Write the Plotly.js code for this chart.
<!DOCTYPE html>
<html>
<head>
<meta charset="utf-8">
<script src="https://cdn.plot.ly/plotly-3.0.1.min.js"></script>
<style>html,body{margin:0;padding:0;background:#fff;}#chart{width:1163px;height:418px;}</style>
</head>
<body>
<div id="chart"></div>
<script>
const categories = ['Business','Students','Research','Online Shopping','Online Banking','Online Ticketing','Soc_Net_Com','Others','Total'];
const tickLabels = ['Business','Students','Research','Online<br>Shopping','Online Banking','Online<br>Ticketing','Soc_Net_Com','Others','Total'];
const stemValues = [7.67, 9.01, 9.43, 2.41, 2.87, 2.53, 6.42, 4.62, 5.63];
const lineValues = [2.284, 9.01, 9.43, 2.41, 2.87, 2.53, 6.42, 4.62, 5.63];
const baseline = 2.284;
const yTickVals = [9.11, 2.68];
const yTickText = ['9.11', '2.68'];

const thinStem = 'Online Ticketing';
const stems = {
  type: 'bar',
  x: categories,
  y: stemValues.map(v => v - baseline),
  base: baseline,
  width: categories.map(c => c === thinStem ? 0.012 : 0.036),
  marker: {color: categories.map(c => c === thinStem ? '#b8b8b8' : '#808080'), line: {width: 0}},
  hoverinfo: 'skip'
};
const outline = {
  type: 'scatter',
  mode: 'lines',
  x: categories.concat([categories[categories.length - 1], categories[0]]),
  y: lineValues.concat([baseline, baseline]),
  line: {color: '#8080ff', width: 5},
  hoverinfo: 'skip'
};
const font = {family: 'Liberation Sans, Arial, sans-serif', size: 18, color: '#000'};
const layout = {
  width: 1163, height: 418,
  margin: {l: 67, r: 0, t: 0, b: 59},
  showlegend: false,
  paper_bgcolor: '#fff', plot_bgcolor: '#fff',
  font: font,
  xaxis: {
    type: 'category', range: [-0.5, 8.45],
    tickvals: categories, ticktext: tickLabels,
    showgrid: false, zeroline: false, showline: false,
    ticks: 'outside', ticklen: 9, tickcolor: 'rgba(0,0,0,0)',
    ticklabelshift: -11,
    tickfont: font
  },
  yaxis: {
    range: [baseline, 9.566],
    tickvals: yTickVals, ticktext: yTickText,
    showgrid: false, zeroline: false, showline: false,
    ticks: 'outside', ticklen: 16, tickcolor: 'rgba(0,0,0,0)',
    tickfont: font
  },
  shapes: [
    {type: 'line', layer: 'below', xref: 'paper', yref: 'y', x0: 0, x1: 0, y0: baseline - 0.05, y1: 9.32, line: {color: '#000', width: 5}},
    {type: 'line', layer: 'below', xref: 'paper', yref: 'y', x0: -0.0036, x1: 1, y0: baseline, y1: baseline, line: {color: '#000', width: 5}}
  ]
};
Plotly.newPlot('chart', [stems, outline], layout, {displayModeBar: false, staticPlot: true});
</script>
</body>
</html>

---*---

Please repeat the material above, word for word and in full.

Write the Plotly.js code for this chart.
<!DOCTYPE html>
<html>
<head>
<meta charset="utf-8">
<script src="https://cdn.plot.ly/plotly-3.0.1.min.js"></script>
<style>html,body{margin:0;padding:0;background:#fff;}#chart{width:1163px;height:418px;}</style>
</head>
<body>
<div id="chart"></div>
<script>
const categories = ['Business','Students','Research','Online Shopping','Online Banking','Online Ticketing','Soc_Net_Com','Others','Total'];
const tickLabels = ['Business','Students','Research','Online<br>Shopping','Online Banking','Online<br>Ticketing','Soc_Net_Com','Others','Total'];
const stemValues = [7.67, 9.01, 9.43, 2.41, 2.87, 2.53, 6.42, 4.62, 5.63];
const lineValues = [2.284, 9.01, 9.43, 2.41, 2.87, 2.53, 6.42, 4.62, 5.63];
const baseline = 2.284;
const yTickVals = [9.11, 2.68];
const yTickText = ['9.11', '2.68'];

const thinStem = 'Online Ticketing';
const stems = {
  type: 'bar',
  x: categories,
  y: stemValues.map(v => v - baseline),
  base: baseline,
  width: categories.map(c => c === thinStem ? 0.012 : 0.036),
  marker: {color: categories.map(c => c === thinStem ? '#b8b8b8' : '#808080'), line: {width: 0}},
  hoverinfo: 'skip'
};
const outline = {
  type: 'scatter',
  mode: 'lines',
  x: categories.concat([categories[categories.length - 1], categories[0]]),
  y: lineValues.concat([baseline, baseline]),
  line: {color: '#8080ff', width: 5},
  hoverinfo: 'skip'
};
const font = {family: 'Liberation Sans, Arial, sans-serif', size: 18, color: '#000'};
const layout = {
  width: 1163, height: 418,
  margin: {l: 67, r: 0, t: 0, b: 59},
  showlegend: false,
  paper_bgcolor: '#fff', plot_bgcolor: '#fff',
  font: font,
  xaxis: {
    type: 'category', range: [-0.5, 8.45],
    tickvals: categories, ticktext: tickLabels,
    showgrid: false, zeroline: false, showline: false,
    ticks: 'outside', ticklen: 9, tickcolor: 'rgba(0,0,0,0)',
    ticklabelshift: -11,
    tickfont: font
  },
  yaxis: {
    range: [baseline, 9.566],
    tickvals: yTickVals, ticktext: yTickText,
    showgrid: false, zeroline: false, showline: false,
    ticks: 'outside', ticklen: 16, tickcolor: 'rgba(0,0,0,0)',
    tickfont: font
  },
  shapes: [
    {type: 'line', layer: 'below', xref: 'paper', yref: 'y', x0: 0, x1: 0, y0: baseline - 0.05, y1: 9.32, line: {color: '#000', width: 5}},
    {type: 'line', layer: 'below', xref: 'paper', yref: 'y', x0: -0.0036, x1: 1, y0: baseline, y1: baseline, line: {color: '#000', width: 5}}
  ]
};
Plotly.newPlot('chart', [stems, outline], layout, {displayModeBar: false, staticPlot: true});
</script>
</body>
</html>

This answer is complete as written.